- **Exercise aim**:
Quote every line from the top of the listing down to and including the line that contains "(700,-1102) .. (670,-1112);".

- **Recorded information**:
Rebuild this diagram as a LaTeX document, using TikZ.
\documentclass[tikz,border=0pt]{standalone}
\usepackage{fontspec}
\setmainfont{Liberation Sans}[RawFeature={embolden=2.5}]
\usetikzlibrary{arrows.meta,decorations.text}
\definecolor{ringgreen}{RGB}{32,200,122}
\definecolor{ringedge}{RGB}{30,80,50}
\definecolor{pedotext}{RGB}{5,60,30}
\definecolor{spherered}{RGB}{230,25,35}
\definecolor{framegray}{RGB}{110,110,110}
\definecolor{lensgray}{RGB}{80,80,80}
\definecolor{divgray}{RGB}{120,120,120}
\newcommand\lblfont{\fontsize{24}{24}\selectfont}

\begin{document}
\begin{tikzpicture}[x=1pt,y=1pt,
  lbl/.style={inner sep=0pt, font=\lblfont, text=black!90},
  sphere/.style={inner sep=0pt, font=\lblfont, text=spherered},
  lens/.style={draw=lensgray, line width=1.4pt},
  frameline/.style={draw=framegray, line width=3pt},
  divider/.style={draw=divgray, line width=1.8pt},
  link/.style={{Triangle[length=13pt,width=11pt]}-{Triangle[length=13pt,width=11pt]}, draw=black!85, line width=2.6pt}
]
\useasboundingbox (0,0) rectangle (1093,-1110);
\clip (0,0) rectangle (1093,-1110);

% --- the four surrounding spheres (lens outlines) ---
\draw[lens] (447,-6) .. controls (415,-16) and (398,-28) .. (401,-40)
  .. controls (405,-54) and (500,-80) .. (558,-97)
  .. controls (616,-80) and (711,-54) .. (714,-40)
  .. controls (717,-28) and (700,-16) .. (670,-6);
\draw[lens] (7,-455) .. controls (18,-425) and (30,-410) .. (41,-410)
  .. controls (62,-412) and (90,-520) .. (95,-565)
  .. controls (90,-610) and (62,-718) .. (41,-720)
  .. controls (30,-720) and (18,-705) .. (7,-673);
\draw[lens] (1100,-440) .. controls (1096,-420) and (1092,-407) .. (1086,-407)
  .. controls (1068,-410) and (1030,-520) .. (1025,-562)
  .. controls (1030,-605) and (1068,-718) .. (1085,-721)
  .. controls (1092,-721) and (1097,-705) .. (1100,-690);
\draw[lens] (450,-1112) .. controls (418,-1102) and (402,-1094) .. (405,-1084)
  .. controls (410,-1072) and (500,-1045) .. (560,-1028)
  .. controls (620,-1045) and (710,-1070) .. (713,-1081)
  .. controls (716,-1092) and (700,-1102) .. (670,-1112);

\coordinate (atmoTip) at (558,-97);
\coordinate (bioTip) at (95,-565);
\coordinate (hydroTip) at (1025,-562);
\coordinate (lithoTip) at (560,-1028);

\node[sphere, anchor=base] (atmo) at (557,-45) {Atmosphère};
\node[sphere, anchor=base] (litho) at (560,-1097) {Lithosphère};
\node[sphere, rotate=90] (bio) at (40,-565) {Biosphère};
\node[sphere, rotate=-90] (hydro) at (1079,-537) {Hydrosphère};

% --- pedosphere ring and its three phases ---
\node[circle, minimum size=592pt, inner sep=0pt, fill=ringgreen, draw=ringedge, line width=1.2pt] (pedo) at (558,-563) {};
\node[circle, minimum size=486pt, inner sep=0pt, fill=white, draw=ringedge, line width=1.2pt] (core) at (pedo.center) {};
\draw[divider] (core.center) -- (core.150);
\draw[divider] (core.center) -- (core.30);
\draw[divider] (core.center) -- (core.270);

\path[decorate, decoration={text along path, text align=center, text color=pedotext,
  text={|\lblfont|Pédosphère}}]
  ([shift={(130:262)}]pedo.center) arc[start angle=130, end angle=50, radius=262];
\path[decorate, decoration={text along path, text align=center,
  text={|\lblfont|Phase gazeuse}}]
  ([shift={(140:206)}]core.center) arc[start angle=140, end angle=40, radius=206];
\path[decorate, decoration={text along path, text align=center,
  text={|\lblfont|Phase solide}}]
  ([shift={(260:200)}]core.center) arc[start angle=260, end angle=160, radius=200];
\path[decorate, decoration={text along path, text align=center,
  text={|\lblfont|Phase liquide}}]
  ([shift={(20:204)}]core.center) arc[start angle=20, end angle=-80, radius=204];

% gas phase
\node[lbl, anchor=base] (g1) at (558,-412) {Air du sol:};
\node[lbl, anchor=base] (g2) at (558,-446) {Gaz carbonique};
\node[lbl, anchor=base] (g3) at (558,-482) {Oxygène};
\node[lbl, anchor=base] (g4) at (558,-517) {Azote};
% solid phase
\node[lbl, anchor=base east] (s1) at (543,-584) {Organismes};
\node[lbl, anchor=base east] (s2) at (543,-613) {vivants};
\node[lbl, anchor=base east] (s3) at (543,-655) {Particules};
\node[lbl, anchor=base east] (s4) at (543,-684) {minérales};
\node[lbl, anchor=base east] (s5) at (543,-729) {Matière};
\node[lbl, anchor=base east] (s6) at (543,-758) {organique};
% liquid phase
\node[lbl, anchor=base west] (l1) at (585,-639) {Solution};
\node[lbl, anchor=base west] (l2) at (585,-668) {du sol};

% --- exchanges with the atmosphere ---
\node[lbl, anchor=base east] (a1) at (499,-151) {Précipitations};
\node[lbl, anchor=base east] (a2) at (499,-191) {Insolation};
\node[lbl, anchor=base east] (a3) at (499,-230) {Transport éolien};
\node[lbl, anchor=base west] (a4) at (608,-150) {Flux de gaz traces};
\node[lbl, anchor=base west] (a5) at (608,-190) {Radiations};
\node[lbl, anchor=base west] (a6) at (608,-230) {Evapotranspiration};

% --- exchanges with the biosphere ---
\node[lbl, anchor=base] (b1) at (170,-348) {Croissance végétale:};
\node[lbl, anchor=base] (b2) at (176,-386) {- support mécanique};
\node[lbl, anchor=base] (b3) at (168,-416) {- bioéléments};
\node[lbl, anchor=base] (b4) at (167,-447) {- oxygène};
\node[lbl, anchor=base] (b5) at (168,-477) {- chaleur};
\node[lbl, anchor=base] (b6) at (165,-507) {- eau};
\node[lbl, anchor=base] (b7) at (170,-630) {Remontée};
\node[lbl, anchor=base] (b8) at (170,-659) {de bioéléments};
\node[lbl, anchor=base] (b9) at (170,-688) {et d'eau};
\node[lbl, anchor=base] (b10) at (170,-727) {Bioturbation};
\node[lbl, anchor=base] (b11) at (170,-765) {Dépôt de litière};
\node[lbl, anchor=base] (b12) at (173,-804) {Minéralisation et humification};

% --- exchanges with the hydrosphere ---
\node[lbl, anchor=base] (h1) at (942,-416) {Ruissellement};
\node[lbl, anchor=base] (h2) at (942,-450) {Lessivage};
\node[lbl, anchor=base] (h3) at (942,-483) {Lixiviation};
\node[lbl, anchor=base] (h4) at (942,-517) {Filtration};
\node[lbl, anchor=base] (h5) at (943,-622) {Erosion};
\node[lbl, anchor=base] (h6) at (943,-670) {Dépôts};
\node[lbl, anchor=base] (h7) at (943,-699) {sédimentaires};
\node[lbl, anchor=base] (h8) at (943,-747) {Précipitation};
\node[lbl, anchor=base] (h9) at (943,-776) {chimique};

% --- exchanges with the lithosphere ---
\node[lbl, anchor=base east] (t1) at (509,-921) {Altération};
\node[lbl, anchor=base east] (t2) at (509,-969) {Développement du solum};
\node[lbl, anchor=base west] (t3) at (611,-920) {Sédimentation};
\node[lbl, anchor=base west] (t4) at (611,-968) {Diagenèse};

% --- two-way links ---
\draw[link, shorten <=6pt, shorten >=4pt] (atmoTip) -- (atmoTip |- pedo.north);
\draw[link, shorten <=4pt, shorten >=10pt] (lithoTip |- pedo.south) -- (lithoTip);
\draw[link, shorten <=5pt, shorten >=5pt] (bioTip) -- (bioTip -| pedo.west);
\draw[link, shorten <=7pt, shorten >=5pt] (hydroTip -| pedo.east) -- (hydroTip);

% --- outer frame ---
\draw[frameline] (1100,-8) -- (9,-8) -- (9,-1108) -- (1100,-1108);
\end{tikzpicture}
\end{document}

- **Written response**:
Rebuild this diagram as a LaTeX document, using TikZ.
\documentclass[tikz,border=0pt]{standalone}
\usepackage{fontspec}
\setmainfont{Liberation Sans}[RawFeature={embolden=2.5}]
\usetikzlibrary{arrows.meta,decorations.text}
\definecolor{ringgreen}{RGB}{32,200,122}
\definecolor{ringedge}{RGB}{30,80,50}
\definecolor{pedotext}{RGB}{5,60,30}
\definecolor{spherered}{RGB}{230,25,35}
\definecolor{framegray}{RGB}{110,110,110}
\definecolor{lensgray}{RGB}{80,80,80}
\definecolor{divgray}{RGB}{120,120,120}
\newcommand\lblfont{\fontsize{24}{24}\selectfont}

\begin{document}
\begin{tikzpicture}[x=1pt,y=1pt,
  lbl/.style={inner sep=0pt, font=\lblfont, text=black!90},
  sphere/.style={inner sep=0pt, font=\lblfont, text=spherered},
  lens/.style={draw=lensgray, line width=1.4pt},
  frameline/.style={draw=framegray, line width=3pt},
  divider/.style={draw=divgray, line width=1.8pt},
  link/.style={{Triangle[length=13pt,width=11pt]}-{Triangle[length=13pt,width=11pt]}, draw=black!85, line width=2.6pt}
]
\useasboundingbox (0,0) rectangle (1093,-1110);
\clip (0,0) rectangle (1093,-1110);

% --- the four surrounding spheres (lens outlines) ---
\draw[lens] (447,-6) .. controls (415,-16) and (398,-28) .. (401,-40)
  .. controls (405,-54) and (500,-80) .. (558,-97)
  .. controls (616,-80) and (711,-54) .. (714,-40)
  .. controls (717,-28) and (700,-16) .. (670,-6);
\draw[lens] (7,-455) .. controls (18,-425) and (30,-410) .. (41,-410)
  .. controls (62,-412) and (90,-520) .. (95,-565)
  .. controls (90,-610) and (62,-718) .. (41,-720)
  .. controls (30,-720) and (18,-705) .. (7,-673);
\draw[lens] (1100,-440) .. controls (1096,-420) and (1092,-407) .. (1086,-407)
  .. controls (1068,-410) and (1030,-520) .. (1025,-562)
  .. controls (1030,-605) and (1068,-718) .. (1085,-721)
  .. controls (1092,-721) and (1097,-705) .. (1100,-690);
\draw[lens] (450,-1112) .. controls (418,-1102) and (402,-1094) .. (405,-1084)
  .. controls (410,-1072) and (500,-1045) .. (560,-1028)
  .. controls (620,-1045) and (710,-1070) .. (713,-1081)
  .. controls (716,-1092) and (700,-1102) .. (670,-1112);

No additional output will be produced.